A Curious Beekeeper considers what is meant by local adaptation

Yipes. Talk about nature versus nurture. There is great debate about just what locally adapted means and if locally adapted bees survive better and produce more than imported bees.

In the UK there is a great movement to keeping the local native bee, the so called black bee or Apis mellifera mellifera, despite (or perhaps in spite of) Amms having almost been wiped out by the infamous Isle of Wight disease beginning near the dawn of the last century, and lasting for some 20 years. Like CCD, the cause of IOW is debated, with many publications saying it was Tracheal mites.

I found a web posting by Wally Shaw, a Welch beekeeper and author, who says the black bees have been evolving there since the last ice age. Honey bees are not native here. Apis mellifera mellifera was first brought here in the 1600s, and over time was augmented with other bees of Apis mellifera, notably ligustica (Italian) and carnica.

Beekeepers in the Northern US tend to believe that bees adapted to our climate do better in terms of survival than bees from the South or from California. I myself import bred Canadian bees when I can afford them, locally produced and bred bees otherwise. I’d import from Europe if I could. (Danish Buckfast) but the Honey Bee act of 1922 has that door firmly shut.

(“Russian” bees, meaning bees from the RBBA didn’t work for me.)

Why am I using the word “bred”? I haven’t been convinced that natural selection will give me the bee I want to work with, at least not in the time frame I have available to me. I keep in mind that with natural selection, extinction is a possibility.

The problem with bred bees is that you’re forever buying them. At least if the goal is to keep your bees true to what you bought.

Then too, I have never bought the notion that all swarms are locally adapted, survivor bees. Perhaps if the swarm was seen emerging from a bee tree somewhere deep in the woods, but otherwise… I do not know of any genetic testing that can be done without killing the bees being tested.

Not that I am dismissing natural selection. Given the little I know about Honey bees and genetics, I speculate it will take 30 years plus to achieve a bee that will have adapted to life with Varroa. If we go that way exclusively, I worry that there might not be any commercial beekeepers left. If Varroa was first observed in the US in 1987...doing the math… let’s make that another 30 years.

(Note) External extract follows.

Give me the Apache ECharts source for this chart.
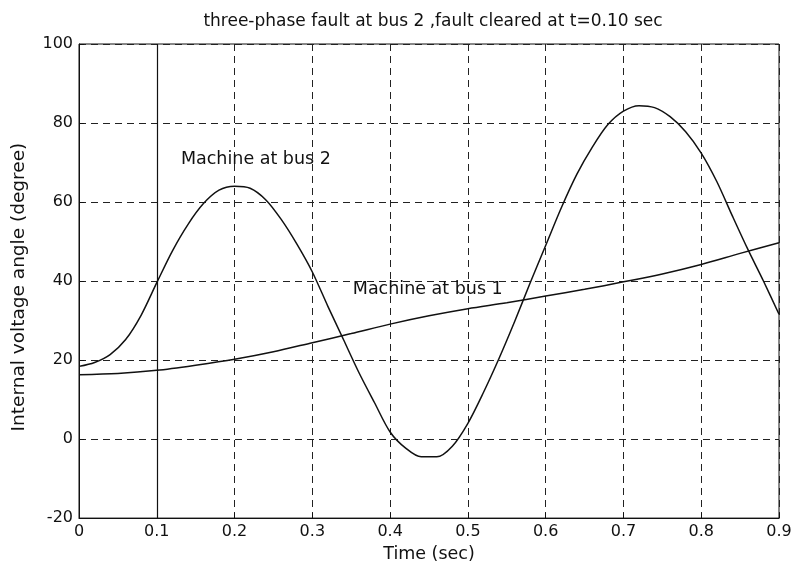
<!DOCTYPE html>
<html>
<head>
<meta charset="utf-8">
<script src="https://cdn.jsdelivr.net/npm/echarts@6/dist/echarts.min.js"></script>
<style>html,body{margin:0;padding:0;background:#fff;}#c{width:797px;height:568px;}</style>
</head>
<body>
<div id="c"></div>
<script>
// Data
const timeBus2 = [0,0.02,0.04,0.06,0.08,0.10,0.12,0.14,0.16,0.18,0.20,0.22,0.24,0.26,0.28,0.30,0.32,0.34,0.36,0.38,0.40,0.42,0.44,0.46,0.48,0.50,0.52,0.54,0.56,0.58,0.60,0.62,0.64,0.66,0.68,0.70,0.72,0.74,0.76,0.78,0.80,0.82,0.84,0.86,0.88,0.90];
const angleBus2 = [18.4,19.4,21.4,25.2,31.4,39.6,47.6,54.3,59.6,63.0,64.0,63.5,60.6,55.6,49.4,42.3,33.6,25.2,16.8,9.2,1.8,-2.3,-4.5,-4.5,-1.8,4.0,11.8,20.4,29.7,39.5,49.0,58.5,67.0,73.9,79.6,83.0,84.4,83.9,81.6,77.8,72.4,65.2,56.5,48.0,40.0,31.6];
const timeBus1 = [0,0.05,0.10,0.15,0.20,0.25,0.30,0.35,0.40,0.45,0.50,0.55,0.60,0.65,0.70,0.75,0.80,0.85,0.90];
const angleBus1 = [16.3,16.6,17.4,18.7,20.2,22.1,24.4,26.7,29.1,31.2,33.0,34.5,36.2,37.9,39.8,41.8,44.2,47.0,49.7];
const xTickLabels = ['0','0.1','0.2','0.3','0.4','0.5','0.6','0.7','0.8','0.9'];
const yTickLabels = ['-20','0','20','40','60','80','100'];
const faultClearTime = 0.10;
const labelBus2 = {text: 'Machine at bus 2', coord: [0.131, 70.7]};
const labelBus1 = {text: 'Machine at bus 1', coord: [0.352, 37.9]};

const pairs = (xs, ys) => xs.map((x, i) => [x, ys[i]]);
const FONT = 'DejaVu Sans';

const chart = echarts.init(document.getElementById('c'), null, {renderer: 'canvas'});
chart.setOption({
  animation: false,
  backgroundColor: '#fff',
  title: {
    text: 'three-phase fault at bus 2 ,fault cleared at t=0.10 sec',
    left: 428, top: 8, textAlign: 'center',
    textStyle: {fontFamily: FONT, fontSize: 17, fontWeight: 'normal', color: '#111'}
  },
  grid: {left: 79, right: 18, top: 44, bottom: 49, show: true, borderColor: '#111', borderWidth: 1, backgroundColor: 'transparent'},
  xAxis: {
    type: 'value', min: 0, max: 0.9, interval: 0.1,
    name: 'Time (sec)', nameLocation: 'middle', nameGap: 26,
    nameTextStyle: {fontFamily: FONT, fontSize: 17.5, color: '#111'},
    axisLine: {show: true, onZero: false, lineStyle: {color: '#111', width: 1}},
    axisTick: {show: true, inside: true, length: 5, lineStyle: {color: '#111'}},
    axisLabel: {margin: 6, fontFamily: FONT, fontSize: 16, color: '#111',
      formatter: v => xTickLabels[Math.round(v * 10)]},
    splitLine: {show: true, lineStyle: {color: '#222', type: [7, 5], width: 1}}
  },
  yAxis: {
    type: 'value', min: -20, max: 100, interval: 20,
    name: 'Internal voltage angle (degree)', nameLocation: 'middle', nameGap: 50,
    nameTextStyle: {fontFamily: FONT, fontSize: 18.5, color: '#111', padding: [0, 12, 0, 0]},
    axisLine: {show: true, onZero: false, lineStyle: {color: '#111', width: 1}},
    axisTick: {show: true, inside: true, length: 5, lineStyle: {color: '#111'}},
    axisLabel: {margin: 6, fontFamily: FONT, fontSize: 16, color: '#111',
      formatter: v => yTickLabels[Math.round((v + 20) / 20)]},
    splitLine: {show: true, lineStyle: {color: '#222', type: [7, 5], width: 1}}
  },
  series: [
    {
      name: 'Machine at bus 2', type: 'line', data: pairs(timeBus2, angleBus2),
      showSymbol: false, smooth: 0.3, lineStyle: {color: '#111', width: 1.5},
      markLine: {
        silent: true, symbol: ['none', 'none'], label: {show: false},
        lineStyle: {color: '#111', type: 'solid', width: 1.2},
        data: [{xAxis: faultClearTime}]
      },
      markPoint: {
        symbol: 'circle', symbolSize: 0,
        label: {show: true, position: 'right', distance: 0, fontFamily: FONT, fontSize: 17.5, color: '#111', formatter: p => p.name},
        data: [{name: labelBus2.text, coord: labelBus2.coord}]
      }
    },
    {
      name: 'Machine at bus 1', type: 'line', data: pairs(timeBus1, angleBus1),
      showSymbol: false, smooth: 0.3, lineStyle: {color: '#111', width: 1.5},
      markPoint: {
        symbol: 'circle', symbolSize: 0,
        label: {show: true, position: 'right', distance: 0, fontFamily: FONT, fontSize: 17.5, color: '#111', formatter: p => p.name},
        data: [{name: labelBus1.text, coord: labelBus1.coord}]
      }
    }
  ]
});
</script>
</body>
</html>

I know there are some commercial beekeepers who are said to make a go of their beekeeping, relying on natural selection. Sam Comfort and Kirk Webster are often mentioned.

Still, I don’t want my investment in what is a hobby for me, to be lost. Without live bees, I’ll have a bunch of very expensive kindling.

(I suppose I could put the electric fence around my sweet corn.)

So, what’s local adaptation? Bees that are progeny of those that survive (winters) and in general thrive locally. I tend to add surviving in areas colder than mine too. I also want decent honey production, reasonable temperament, and at least the start of abilities to deal with Varroa on their own.

For now, bred bees seem like my best option. I feel in some ways like I am going the natural selection route with regards to natives, bumbles and the like. The ones who do a great deal of the pollination already.

The big difference being that I don’t manage the native bees, other than to in general terms keep the 4 Ps (Pesticides, Parasites, Pathogens, Poor Nutrition) in mind for them too.

There is some evidence that smaller colonies have fewer issues with Varroa than larger ones, and that feral colonies tend to be smaller. Then I remember it was long ago drilled into my head that if you want to make a lot of honey, you need a lot of bees.

And some very good beekeepers say this talk of local adaptation is bunk, and that a good beekeeper keeps bees alive. I hear that, but at the same time I also look for whatever advantages I can get.

I guess I still have some thinking to do.